Required task: Work out how many lines have "this" in them. Give only that number.

Records to process:

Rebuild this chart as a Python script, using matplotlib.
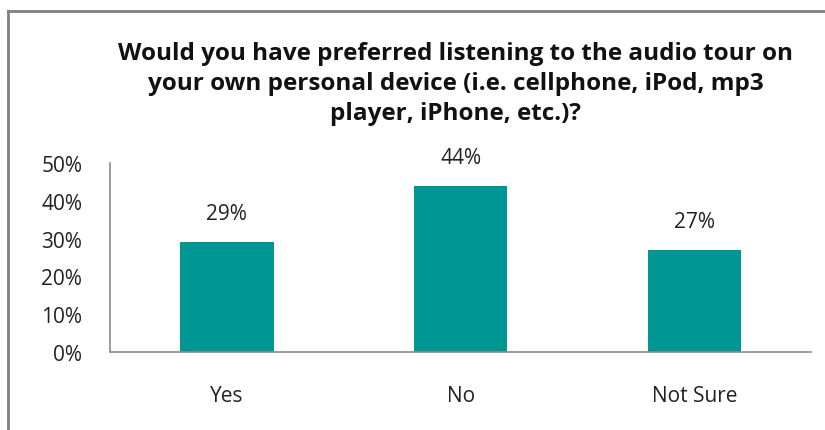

---

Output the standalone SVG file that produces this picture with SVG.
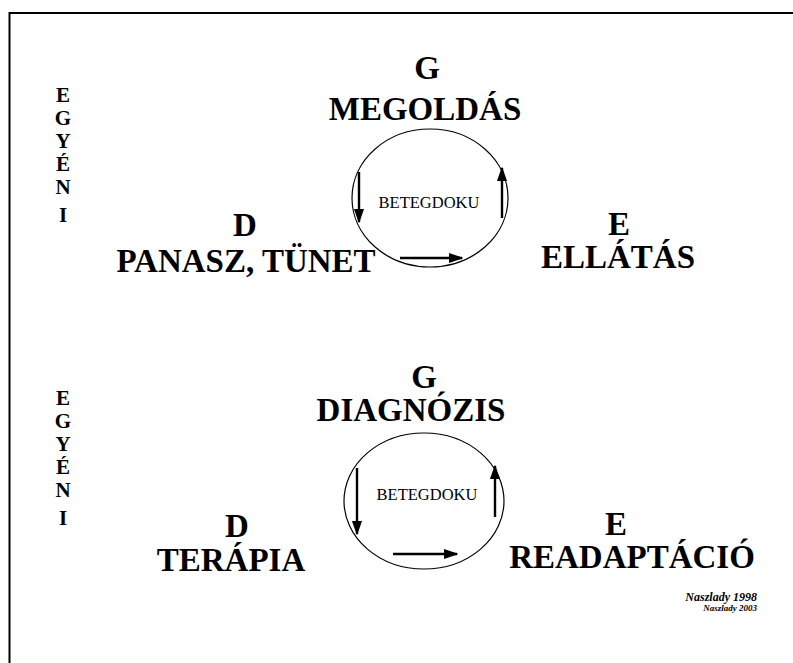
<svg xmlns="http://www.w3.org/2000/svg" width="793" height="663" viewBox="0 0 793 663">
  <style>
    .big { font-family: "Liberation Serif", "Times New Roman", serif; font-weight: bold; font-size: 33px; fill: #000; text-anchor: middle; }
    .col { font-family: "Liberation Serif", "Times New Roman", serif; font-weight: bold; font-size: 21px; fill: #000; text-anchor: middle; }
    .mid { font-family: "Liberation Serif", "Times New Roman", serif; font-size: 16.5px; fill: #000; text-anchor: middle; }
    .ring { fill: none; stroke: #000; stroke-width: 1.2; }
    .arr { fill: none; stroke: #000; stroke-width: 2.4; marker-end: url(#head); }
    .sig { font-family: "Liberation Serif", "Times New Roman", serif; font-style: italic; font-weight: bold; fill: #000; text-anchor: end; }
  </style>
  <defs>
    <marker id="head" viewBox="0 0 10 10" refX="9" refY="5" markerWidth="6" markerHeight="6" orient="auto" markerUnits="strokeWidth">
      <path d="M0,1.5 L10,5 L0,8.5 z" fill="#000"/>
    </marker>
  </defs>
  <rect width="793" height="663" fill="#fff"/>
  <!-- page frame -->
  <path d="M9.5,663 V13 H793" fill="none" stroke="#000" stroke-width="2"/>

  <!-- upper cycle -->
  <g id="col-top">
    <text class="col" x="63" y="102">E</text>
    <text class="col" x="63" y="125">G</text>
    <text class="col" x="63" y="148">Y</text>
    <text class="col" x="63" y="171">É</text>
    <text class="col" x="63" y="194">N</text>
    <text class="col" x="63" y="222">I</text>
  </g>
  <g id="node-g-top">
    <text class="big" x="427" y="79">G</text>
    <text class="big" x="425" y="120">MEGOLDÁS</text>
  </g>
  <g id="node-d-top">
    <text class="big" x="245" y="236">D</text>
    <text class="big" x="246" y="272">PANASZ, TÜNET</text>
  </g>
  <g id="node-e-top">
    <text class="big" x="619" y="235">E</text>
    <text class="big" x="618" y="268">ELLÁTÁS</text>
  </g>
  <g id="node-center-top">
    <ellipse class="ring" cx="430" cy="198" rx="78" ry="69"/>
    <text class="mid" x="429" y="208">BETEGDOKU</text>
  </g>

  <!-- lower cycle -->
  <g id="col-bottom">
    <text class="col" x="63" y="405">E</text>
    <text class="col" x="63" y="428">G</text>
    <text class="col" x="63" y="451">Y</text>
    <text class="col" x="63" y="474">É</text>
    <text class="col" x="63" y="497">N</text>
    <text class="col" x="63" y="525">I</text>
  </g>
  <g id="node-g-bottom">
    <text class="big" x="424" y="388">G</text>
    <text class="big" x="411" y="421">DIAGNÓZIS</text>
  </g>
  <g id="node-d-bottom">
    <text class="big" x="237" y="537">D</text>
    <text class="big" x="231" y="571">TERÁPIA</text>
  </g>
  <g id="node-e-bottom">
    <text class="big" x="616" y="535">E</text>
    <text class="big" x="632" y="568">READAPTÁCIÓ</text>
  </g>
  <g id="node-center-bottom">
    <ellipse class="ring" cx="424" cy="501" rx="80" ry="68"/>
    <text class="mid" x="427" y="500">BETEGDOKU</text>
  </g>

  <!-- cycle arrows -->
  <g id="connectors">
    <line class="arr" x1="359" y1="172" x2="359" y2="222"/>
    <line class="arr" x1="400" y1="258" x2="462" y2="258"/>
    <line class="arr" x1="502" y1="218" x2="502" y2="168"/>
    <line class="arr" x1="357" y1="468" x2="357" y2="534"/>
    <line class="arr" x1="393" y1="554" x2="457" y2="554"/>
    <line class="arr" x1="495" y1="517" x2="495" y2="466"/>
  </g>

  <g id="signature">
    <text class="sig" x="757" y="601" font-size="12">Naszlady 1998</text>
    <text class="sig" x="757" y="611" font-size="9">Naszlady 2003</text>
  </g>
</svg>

Final result: 2